Here are just a few tips that can make a difference in your own online security.
1. Find out about your new online environment.
Before leaving for a new destination with mobile phones, computers, and tablets, it is important to know what to expect once you’re there. Questions to consider include: Is hardware and technical support readily available? What Internet access packages are common, and how reliable is service in general? Is online access monitored by the government or other parties? Will you be able to access services to which you are accustomed through the same providers as at home, or will you need to locate new ones?
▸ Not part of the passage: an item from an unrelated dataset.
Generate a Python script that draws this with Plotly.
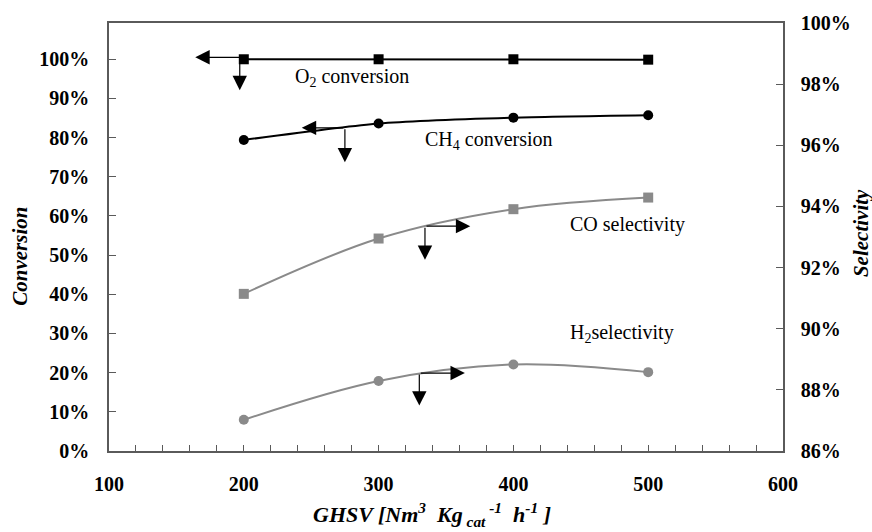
import plotly.graph_objects as go

ghsv = [200, 300, 400, 500]
o2_conv = [1.0, 1.0, 1.0, 0.999]
ch4_conv = [0.794, 0.836, 0.851, 0.857]
co_sel = [0.9114, 0.9295, 0.9391, 0.9429]
h2_sel = [0.8702, 0.8829, 0.8883, 0.8858]

x_ticks = [100, 200, 300, 400, 500, 600]
left_ticks = [0, 0.1, 0.2, 0.3, 0.4, 0.5, 0.6, 0.7, 0.8, 0.9, 1.0]
right_ticks = [0.86, 0.88, 0.90, 0.92, 0.94, 0.96, 0.98, 1.00]

SERIF = "Liberation Serif, Times New Roman, serif"
BLACK = "#000000"
GREY = "#8a8a8a"
AXIS = "#5a5a5a"

L, R, T, B = 109, 89, 17, 81
W, H = 872, 532

fig = go.Figure()
fig.add_trace(go.Scatter(x=ghsv, y=o2_conv, mode="lines+markers", name="O2 conversion",
                         line=dict(color=BLACK, width=2),
                         marker=dict(symbol="square", size=10, color=BLACK)))
fig.add_trace(go.Scatter(x=ghsv, y=ch4_conv, mode="lines+markers", name="CH4 conversion",
                         line=dict(color=BLACK, width=2, shape="spline", smoothing=0.6),
                         marker=dict(symbol="circle", size=10, color=BLACK)))
fig.add_trace(go.Scatter(x=ghsv, y=co_sel, mode="lines+markers", name="CO selectivity",
                         yaxis="y2",
                         line=dict(color=GREY, width=2, shape="spline", smoothing=1),
                         marker=dict(symbol="square", size=10, color=GREY)))
fig.add_trace(go.Scatter(x=ghsv, y=h2_sel, mode="lines+markers", name="H2 selectivity",
                         yaxis="y2",
                         line=dict(color=GREY, width=2, shape="spline", smoothing=1),
                         marker=dict(symbol="circle", size=10, color=GREY)))

tickfont = dict(family=SERIF, size=20, color="black", weight="bold")

fig.update_layout(
    width=W, height=H,
    margin=dict(l=L, r=R, t=T, b=B),
    paper_bgcolor="white", plot_bgcolor="white",
    showlegend=False,
    xaxis=dict(range=[100, 600], tickvals=x_ticks, ticks="inside", ticklen=6,
               tickcolor=AXIS, tickwidth=1.2,
               minor=dict(dtick=20, tick0=100, ticks="inside", ticklen=6, tickcolor=AXIS, tickwidth=1.2),
               showline=True, linecolor=AXIS, linewidth=1.5, mirror=True,
               showgrid=False, zeroline=False, tickfont=tickfont, ticklabelstandoff=14),
    yaxis=dict(range=[0, 1.0926], tickvals=left_ticks, tickformat=".0%", ticks="inside",
               ticklen=7, tickcolor=AXIS, tickwidth=1.2,
               showline=True, linecolor=AXIS, linewidth=1.5,
               showgrid=False, zeroline=False, tickfont=tickfont, ticklabelstandoff=14),
    yaxis2=dict(range=[0.86, 1.0], tickvals=right_ticks, tickformat=".0%", ticks="inside",
                ticklen=7, tickcolor=AXIS, tickwidth=1.2, overlaying="y", side="right",
                showline=True, linecolor=AXIS, linewidth=1.5,
                showgrid=False, zeroline=False, tickfont=tickfont, ticklabelstandoff=12),
)

label_font = dict(family=SERIF, size=20, color="black")
labels = [
    ("O<sub>2</sub> conversion", 236.5, 0.954),
    ("CH<sub>4</sub> conversion", 332.7, 0.793),
    ("CO selectivity", 440.5, 0.578),
    ("H<sub>2</sub>selectivity", 440.5, 0.301),
]
for txt, lx, ly in labels:
    fig.add_annotation(x=lx, y=ly, xref="x", yref="y", text=txt, showarrow=False,
                       xanchor="left", yanchor="middle", font=label_font)

# arrows: (tail_x, tail_y, head_x, head_y)
arrows = [
    (199, 1.005, 164, 1.005), (197, 1.005, 197, 0.921),
    (275, 0.825, 243, 0.825), (275, 0.825, 275, 0.737),
    (334.4, 0.574, 368, 0.574), (334.4, 0.574, 334.4, 0.488),
    (330.2, 0.199, 364, 0.199), (330.2, 0.199, 330.2, 0.116),
]
for tx, ty, hx, hy in arrows:
    fig.add_annotation(x=hx, y=hy, ax=tx, ay=ty, xref="x", yref="y", axref="x", ayref="y",
                       text="", showarrow=True, arrowhead=2, arrowsize=2.4, arrowwidth=1.2,
                       arrowcolor="black", standoff=0, startstandoff=0)


def px2paper(px, py):
    return (px - L) / (W - L - R), (H - B - py) / (H - T - B)


title_font = dict(family=SERIF, size=21, color="black", weight="bold", style="italic")
titles = [
    ("Conversion", 20, 254, -90, title_font),
    ("Selectivity", 861, 230, -90, title_font),
    ("GHSV [Nm<sup>3</sup>  Kg<sub> cat</sub><sup> -1</sup>  h<sup>-1</sup> ]", 432, 515, 0,
     dict(family=SERIF, size=22, color="black", weight="bold", style="italic")),
]
for txt, px, py, ang, f in titles:
    ax_, ay_ = px2paper(px, py)
    fig.add_annotation(x=ax_, y=ay_, xref="paper", yref="paper", text=txt, showarrow=False,
                       textangle=ang, xanchor="center", yanchor="middle", font=f)

fig.write_html("out.html")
2. Know that public may not be private.
No cost, open access to the Internet is becoming much more common around the globe. Often found in airports, restaurants, coffee shops, and even public parks, it can be tremendously useful to travelers and residents alike. However, it is important to be aware that your activity on open WiFi can be monitored, even just by other users. Consider finding other ways to access the Internet when making purchases, accessing company resources, or performing any tasks that involve access to sensitive data.
3. Consider two factors.
Two factor authorization, sometimes called multi-factor verification, adds a strong layer of security to many online services. In most cases, a user logs into a service, and is then prompted to enter a code. The code has been immediately sent to another electronic device to which a user has access, usually via text message or email. Because two factor authorization requires much more than a single password, it is very difficult for a malicious user to steal access. A list of popular websites and services that offer two factor authorization is available here: http://twofactorauth.org/
4. Investigate password managers.
The passwords that are the most difficult to crack are also the passwords that are the most difficult to remember. Password managers such as LastPass, Dashlane, 1Password and KeePass allow users to generate lengthy, random passwords for individual websites that do not have to be memorized or written down. Each service has different features, and different strengths. In addition, some password managers are easier to set up than others. When selecting a password manager, it is very important to consider your specific needs
5. Maintain vigilance.
While there are tactics you can take to reduce the likelihood of online security compromise, it is impossible to eliminate all risk. As a result, it is just as important to monitor as it is to protect. Review all of your accounts regularly. When selecting online services, especially a bank or credit card provider, ask what you can expect in the event of data breach, fraud, or online theft. Scan your devices regularly for malware, and keep current with operating system updates.